Even apparently benign examples of American culture can pose problems, the report says.
“In Damascus, we were surprised to find ‘Seinfeld’ aired twice daily,” the report said in a footnote. “A Syrian teacher asked us plaintively for help in explaining American family life to her students. She asked, ‘Does ‘Friends’ show a typical family?’ “
The panel’s recommended remedies include dramatic increases in funding, greater monitoring of Arab and Muslim media, and educational exchanges.
The report excoriated the “feel-good” outreach that government agencies disseminated after Sept. 11, including TV ads showing Muslims praising their lives in the United States and Radio Sawa, a recently launched Top-40 radio station reaching most points of the Arabic-speaking world.
If the Bush administration takes the panel’s recommendations to heart — and the bipartisan welcome for the report suggests that it will — there still will be differences of opinion over which recommendations deserve emphasis.
The panel wants to expand existing educational outreach, while Satloff worries that the United States has sometimes sent out lecturers who disagree with U.S. policy.
Djerejian said that 80 percent of America’s image problem in the Arab world had to do with U.S. policies — for example, on Iraq and Israel.
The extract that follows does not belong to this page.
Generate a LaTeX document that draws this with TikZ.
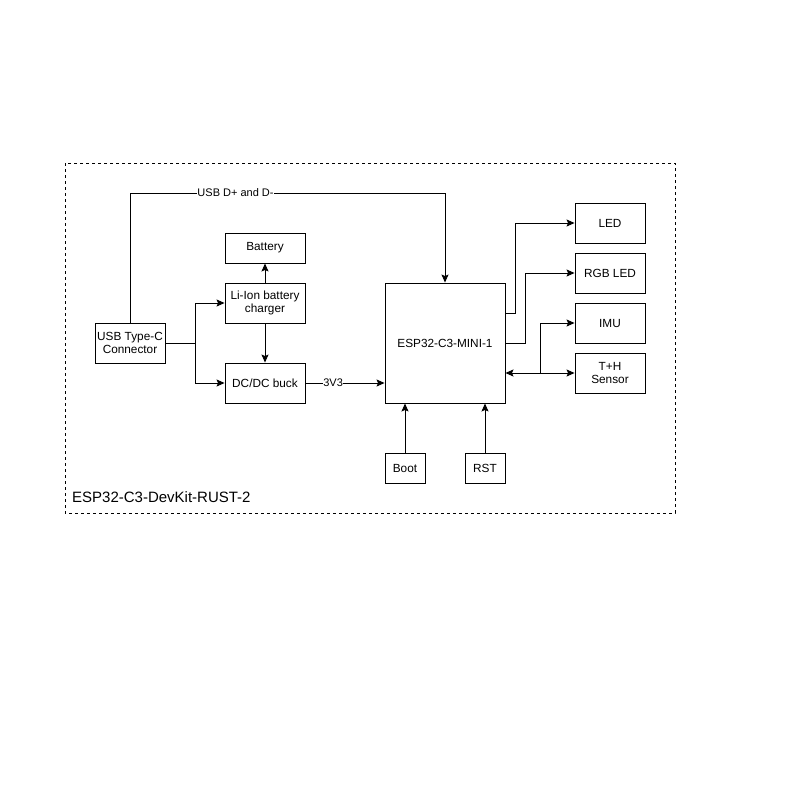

But he noted that overhauling the 20 percent that has to do with public diplomacy could temper resistance to U.S. policy.
“When you try to understand where the other side is coming from,” Djerejian said, “you have a body of knowledge that can help craft more coherent and intelligent policies.”
Arab diplomat Hesham ElNakib, director of public information for the Egyptian Embassy, said policy differences will never be obscured by public relations, no matter how effective. Nevertheless, he said, there was room for some improvement.
“The State Department has exerted some effort, but some more efforts need to be done when it comes to the differences in cultures,” he said.
Some worried that the panel’s mandate, which explicitly excluded comment on current policy, was too narrow.
Daniel Pipes, the director of the Middle East Forum who recently joined the federally mandated U.S. Institute for Peace, said the administration’s reluctance to address radical Islam muzzled effective diplomacy.
“If you don’t talk about the problem, you can’t address it,” Pipes said. “They talk about terror. Terror is a tactic, not an enemy. It would be like, in 1941, declaring war on surprise attacks.”
Still, the view among drafters of the report is that the Arab-Muslim ground is ripe for tilling.
“As one of our Iranian interlocutors put it, ‘Who has anything against life, liberty and the pursuit of happiness?’ ” the report asked.